Solution based on tidyverse and without writing up new function would be great but all solution is still awesomely appreciated.
library(tidyverse)
#sample dataset used for all examples
sample <- tibble::tribble(
~Config, ~Input,
"name", "BMS",
"id", "1234567",
"postSetupProcessing", "SplitbyLine",
"lines", "2",
"DrugGroup", "123,235,531,987",
"report", "Market",
"report", "Waterfall",
"report", "KM",
"name", "Intel",
"id", "434976",
"DrugGroup", "123,498,412,999",
"report", "Market",
"report", "Waterfall",
"report", "KM",
"report", "sankey diagram",
"name", "J and J",
"id", "18745",
"new", "Warfin",
"old", "Warfin2",
"report", "Market",
"report", "Waterfall"
)
- I want to insert the same index number between the certain text of another column. Column Config has text "name'" reoccurring at various interval of row. I want to insert index starting from 1 to all rows that begin from the row which has "name" text and end just before another row which has "name" text.

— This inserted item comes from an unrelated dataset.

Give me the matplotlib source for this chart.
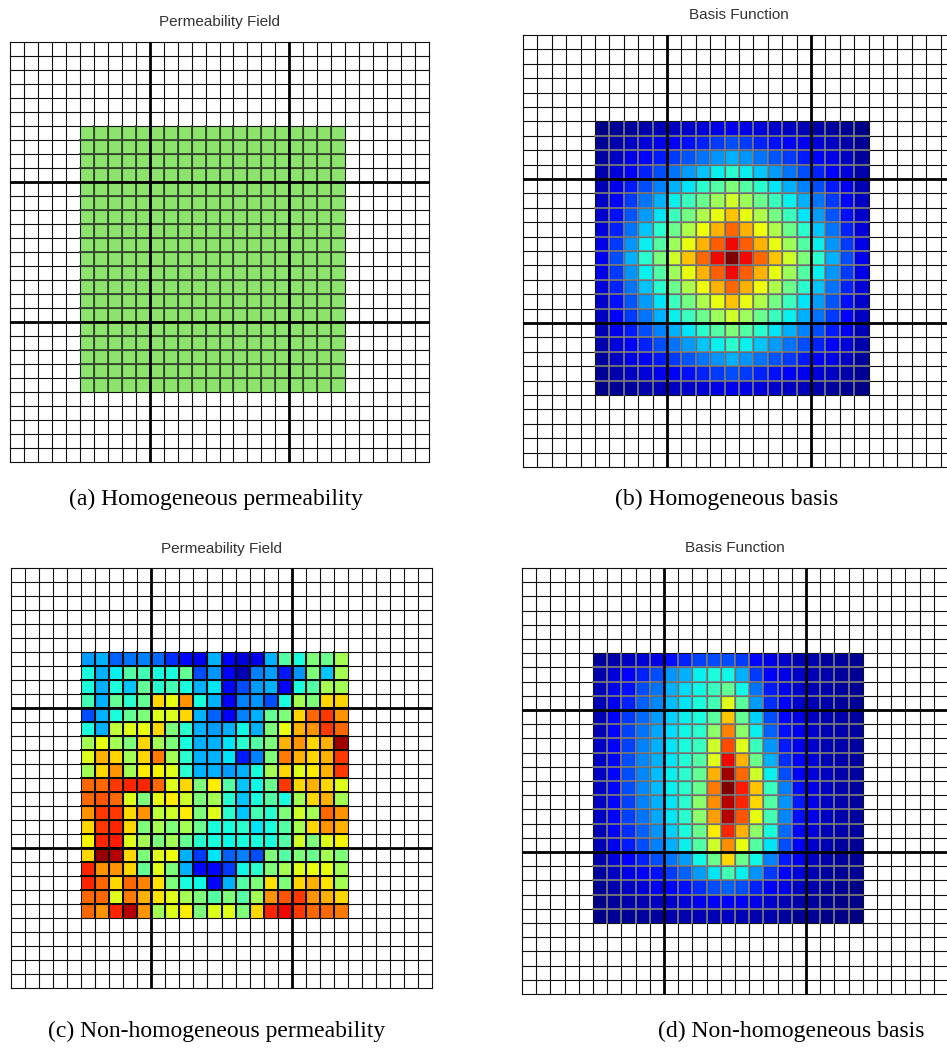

expected_output_1 <- tibble::tribble(
~Index, ~Config, ~Input,
1L, "name", "BMS",
1L, "id", "1234567",
1L, "postSetupProcessing", "SplitbyLine",
1L, "lines", "2",
1L, "DrugGroup", "123,235,531,987",
1L, "report", "Market",
1L, "report", "Waterfall",
1L, "report", "KM",
2L, "name", "Intel",
2L, "id", "434976",
2L, "DrugGroup", "123,498,412,999",
2L, "report", "Market",
2L, "report", "Waterfall",
2L, "report", "KM",
2L, "report", "sankey diagram",
3L, "name", "J and J",
3L, "id", "18745",
3L, "new", "Warfin",
3L, "old", "Warfin2",
3L, "report", "Market",
3L, "report", "Waterfall"
)
- Using the above expected_output_1 result, I'd like to collapse any repeated text in Config column for each unique index and put them in one cell. For e.g. for index 1, report is repeated 3 times, therefore, it is collapsed into just 1 row and its input filled are all collapsed into one cell.
expected_output_2 <- tibble::tribble(
~Index, ~Config, ~Input,
1L, "name", "BMS",
1L, "id", "1234567",
1L, "postSetupProcessing", "SplitbyLine",
1L, "lines", "2",
1L, "DrugGroup", "123,235,531,987",
1L, "report", "Market,Waterfall,KM",
2L, "name", "Intel",
2L, "id", "434976",
2L, "DrugGroup", "123,498,412,999",
2L, "report", "Market,Waterfall,KM,sankey diagram",
3L, "name", "J and J",
3L, "id", "18745",
3L, "new", "Warfin",
3L, "old", "Warfin2",
3L, "report", "Market,Waterfall"
)
Any help will be Greatly appreciated